Edward Miliband, 40, has been elected the new leader of Britain’s second largest party, to succeed former Prime Minister and party leader, Gordon Brown.
He won with 50.65 per cent of party-member votes, defeating his elder brother David Miliband (49.65), four years his senior, by a wafer-thin margin. The result was announced late last evening at Manchester.
“I joined the party when I was 17. Never in my wildest imagination did I believe that one day I will lead this party,” he said, while addressing party members and supporters.
In the final run up to the election, five candidates were in the fray. Diane Abbott (first Afro-Caribbean woman to contest for the party leadership), Ed Ball, former education minister, Andy Burnham and the Miliband brothers. The voting took four rounds to decide the the leader, though a knock-out system. It saw Abbott leave the fray first, followed by Burnham, Balls and finally David Miliband.
Ed Miliband’s success was to a large extent made possible by the backing of the unions. He takes over as leader at a difficult time for the Labour party. It is barely recovering from a defeat in this year’s general election, after a 13-year reign under first Tony Blair and then Gordon Brown.
Speaking at the Andrew Marr show on BBC this morning, he said unity and humility were the key to the party’s future and it must blame itself for the defeat in the recent general election, not blame the electorates.
Ed Miliband is the son of Marxist theorist Ralph Miliband (whose father fled from Belgium during the second world war; he was earlier from Warsaw, Poland). He studied in Oxford and the London School of Economics, joining the Labour party when 17. He gradually rose to the position of cabinet minister in October 2008 (he was first elected to Parliament in 2005), when he was appointed minister for the then newly created Department of Energy and Climate Change. He held this charge till the general election defeat.

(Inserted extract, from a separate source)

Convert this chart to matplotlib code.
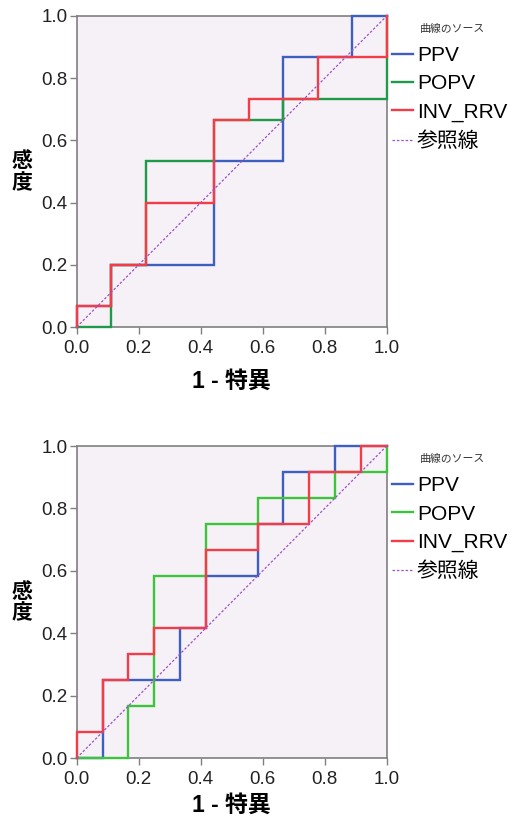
import matplotlib
matplotlib.use("Agg")
import matplotlib.pyplot as plt

plt.rcParams['font.family'] = ['Liberation Sans', 'Noto Sans CJK JP', 'DejaVu Sans']

# ---- data (ROC staircase points: 1 - specificity, sensitivity) ----
series_names = ["PPV", "POPV", "INV_RRV"]
ref_name = "参照線"
legend_title = "曲線のソース"
xlabel = "1 - 特異"
ylabel = "感度"
ticks = [0.0, 0.2, 0.4, 0.6, 0.8, 1.0]

top_ppv_x = [0, 0, 1/9, 1/9, 4/9, 4/9, 6/9, 6/9, 8/9, 8/9, 1]
top_ppv_y = [0, 1/15, 1/15, 3/15, 3/15, 8/15, 8/15, 13/15, 13/15, 1, 1]
top_popv_x = [0, 1/9, 1/9, 2/9, 2/9, 4/9, 4/9, 6/9, 6/9, 1, 1]
top_popv_y = [0, 0, 3/15, 3/15, 8/15, 8/15, 10/15, 10/15, 11/15, 11/15, 1]
top_inv_x = [0, 0, 1/9, 1/9, 2/9, 2/9, 4/9, 4/9, 5/9, 5/9, 7/9, 7/9, 1, 1]
top_inv_y = [0, 1/15, 1/15, 3/15, 3/15, 6/15, 6/15, 10/15, 10/15, 11/15, 11/15, 13/15, 13/15, 1]

bot_ppv_x = [0, 1/12, 1/12, 4/12, 4/12, 5/12, 5/12, 7/12, 7/12, 8/12, 8/12, 10/12, 10/12, 1]
bot_ppv_y = [0, 0, 3/12, 3/12, 5/12, 5/12, 7/12, 7/12, 9/12, 9/12, 11/12, 11/12, 1, 1]
bot_popv_x = [0, 2/12, 2/12, 3/12, 3/12, 5/12, 5/12, 7/12, 7/12, 10/12, 10/12, 1, 1]
bot_popv_y = [0, 0, 2/12, 2/12, 7/12, 7/12, 9/12, 9/12, 10/12, 10/12, 11/12, 11/12, 1]
bot_inv_x = [0, 0, 1/12, 1/12, 2/12, 2/12, 3/12, 3/12, 5/12, 5/12, 7/12, 7/12, 9/12, 9/12, 11/12, 11/12, 1]
bot_inv_y = [0, 1/12, 1/12, 3/12, 3/12, 4/12, 4/12, 5/12, 5/12, 8/12, 8/12, 9/12, 9/12, 11/12, 11/12, 1, 1]

ref_x = [0, 1]
ref_y = [0, 1]

W, H = 515, 822
fig = plt.figure(figsize=(W/100, H/100), dpi=100)

def make_ax(top_px, bottom_px):
    left, right = 76.7, 386.7
    return fig.add_axes([left/W, 1 - bottom_px/H, (right-left)/W, (bottom_px-top_px)/H])

def style(ax, xlab_y):
    ax.set_facecolor('#f6f1f6')
    ax.set_xlim(0, 1)
    ax.set_ylim(0, 1)
    ax.set_xticks(ticks)
    ax.set_yticks(ticks)
    ax.set_xticklabels([f"{t:.1f}" for t in ticks])
    ax.set_yticklabels([f"{t:.1f}" for t in ticks])
    for s in ax.spines.values():
        s.set_color('#808080')
        s.set_linewidth(1.2)
    ax.tick_params(direction='out', length=5, width=1, color='#808080',
                   labelsize=13.5, labelcolor='#222222')
    ax.tick_params(axis='x', pad=4.5)
    ax.tick_params(axis='y', pad=1.5)
    ax.set_xlabel(xlabel, fontsize=16.5, fontweight='bold', va='center',
                  family=['Liberation Sans', 'Noto Sans CJK JP'])
    ax.xaxis.set_label_coords(0.5, xlab_y)
    ax.set_ylabel("感\n度", fontsize=15, fontweight='bold', rotation=0,
                  va='center', ha='center', linespacing=1.05,
                  family=['Noto Sans CJK JP'])
    ax.yaxis.set_label_coords(-0.178, 0.5)

configs = [
    ((16, 327), -0.176, [(top_ppv_x, top_ppv_y, '#3e5fbf'),
                         (top_popv_x, top_popv_y, '#1e9a48'),
                         (top_inv_x, top_inv_y, '#f23c48')]),
    ((446, 758), -0.152, [(bot_ppv_x, bot_ppv_y, '#3e5fbf'),
                          (bot_popv_x, bot_popv_y, '#3cc43c'),
                          (bot_inv_x, bot_inv_y, '#f23c48')]),
]

for (tp, bp), xlab_y, series in configs:
    ax = make_ax(tp, bp)
    style(ax, xlab_y)
    handles = []
    for (xs, ys, c), name in zip(series, series_names):
        ln, = ax.plot(xs, ys, color=c, lw=1.7, clip_on=False, label=name, zorder=3,
                      solid_joinstyle='miter')
        handles.append(ln)
    rl, = ax.plot(ref_x, ref_y, color='#a050c8', lw=0.9, ls=(0, (2, 1.5)),
                  label=ref_name, zorder=4)
    handles.append(rl)
    leg = ax.legend(handles=handles, loc='center left',
                    bbox_to_anchor=(1.017, 0.735), frameon=False, fontsize=15,
                    handlelength=1.0, handletextpad=0.2,
                    labelspacing=0.45, borderaxespad=0.0, borderpad=0.0)
    for t in leg.get_texts():
        t.set_family(['Liberation Sans', 'Noto Sans CJK JP'])
    ax.text(1.212, 0.96, legend_title, transform=ax.transAxes, fontsize=7.8,
            ha='center', va='center', color='#333333', family=['Noto Sans CJK JP'])

fig.savefig("out.png", dpi=100)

Accepting the leadership office, he first paid rich tribute to his brother (who was foreign minister till the Brown government stepped down) and said, “David, I love you so much as a brother. And, I have such extraordinary respect for the campaign that you ran. The strength and eloquence that you showed. And, you taught us the most important lesson. Which is, we can be the party that reaches out to the community and we can also be a serious party of government again.”